### Data for this exercise:
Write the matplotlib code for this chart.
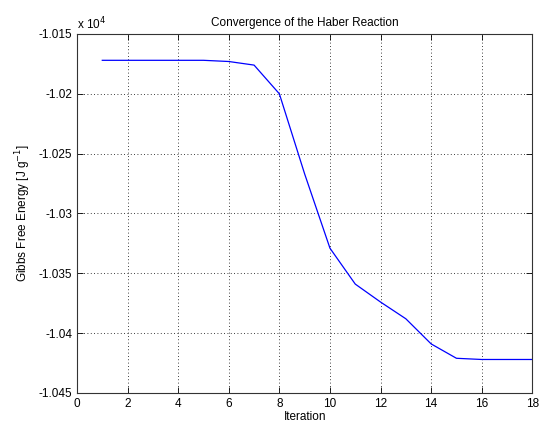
import matplotlib.pyplot as plt
from matplotlib.ticker import FuncFormatter

plt.rcParams['font.family'] = ['Liberation Sans', 'DejaVu Sans']

iteration = list(range(1, 19))
gibbs = [-10172, -10172, -10172, -10172, -10172, -10173, -10176, -10200, -10267,
         -10329, -10359, -10374, -10388, -10409, -10421, -10422, -10422, -10422]

fig = plt.figure(figsize=(5.41, 4.28), dpi=100)
ax = fig.add_axes([0.1423, 0.0818, 0.8417, 0.8388])

ax.plot(iteration, gibbs, color='#0000ff', linewidth=0.9)

ax.set_xlim(0, 18)
ax.set_ylim(-10450, -10150)
ax.set_xticks(range(0, 19, 2))
ax.set_yticks([-10450, -10400, -10350, -10300, -10250, -10200, -10150])
ax.yaxis.set_major_formatter(FuncFormatter(lambda v, p: ('%g' % (v / 1e4))))

ax.grid(True, color='black', linestyle=(0, (1, 3)), linewidth=0.6)
ax.tick_params(direction='in', top=True, right=True, labelsize=8.5, length=4, width=0.6)
for s in ax.spines.values():
    s.set_linewidth(0.8)
    s.set_color('#333333')

ax.set_title('Convergence of the Haber Reaction', fontsize=8.5, pad=6)
ax.set_xlabel('Iteration', fontsize=8.5, labelpad=1)
ax.set_ylabel('Gibbs Free Energy [J g$^{-1}$]', fontsize=8.5, labelpad=4)
ax.text(0.0, 1.005, 'x 10$^4$', transform=ax.transAxes, fontsize=8.5,
        ha='left', va='bottom')

fig.savefig('out.png', dpi=100)
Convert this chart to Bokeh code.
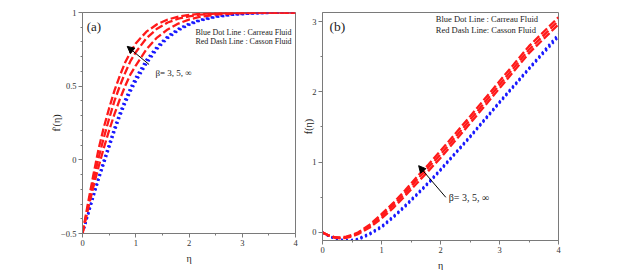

### Stated task:
Reproduce all of the data exactly; the pictures do not belong in the copy.

### Output for this task:
Write the matplotlib code for this chart.
import matplotlib.pyplot as plt
from matplotlib.ticker import FuncFormatter

plt.rcParams['font.family'] = ['Liberation Sans', 'DejaVu Sans']

iteration = list(range(1, 19))
gibbs = [-10172, -10172, -10172, -10172, -10172, -10173, -10176, -10200, -10267,
         -10329, -10359, -10374, -10388, -10409, -10421, -10422, -10422, -10422]

fig = plt.figure(figsize=(5.41, 4.28), dpi=100)
ax = fig.add_axes([0.1423, 0.0818, 0.8417, 0.8388])

ax.plot(iteration, gibbs, color='#0000ff', linewidth=0.9)

ax.set_xlim(0, 18)
ax.set_ylim(-10450, -10150)
ax.set_xticks(range(0, 19, 2))
ax.set_yticks([-10450, -10400, -10350, -10300, -10250, -10200, -10150])
ax.yaxis.set_major_formatter(FuncFormatter(lambda v, p: ('%g' % (v / 1e4))))

ax.grid(True, color='black', linestyle=(0, (1, 3)), linewidth=0.6)
ax.tick_params(direction='in', top=True, right=True, labelsize=8.5, length=4, width=0.6)
for s in ax.spines.values():
    s.set_linewidth(0.8)
    s.set_color('#333333')

ax.set_title('Convergence of the Haber Reaction', fontsize=8.5, pad=6)
ax.set_xlabel('Iteration', fontsize=8.5, labelpad=1)
ax.set_ylabel('Gibbs Free Energy [J g$^{-1}$]', fontsize=8.5, labelpad=4)
ax.text(0.0, 1.005, 'x 10$^4$', transform=ax.transAxes, fontsize=8.5,
        ha='left', va='bottom')

fig.savefig('out.png', dpi=100)
Convert this chart to Bokeh code.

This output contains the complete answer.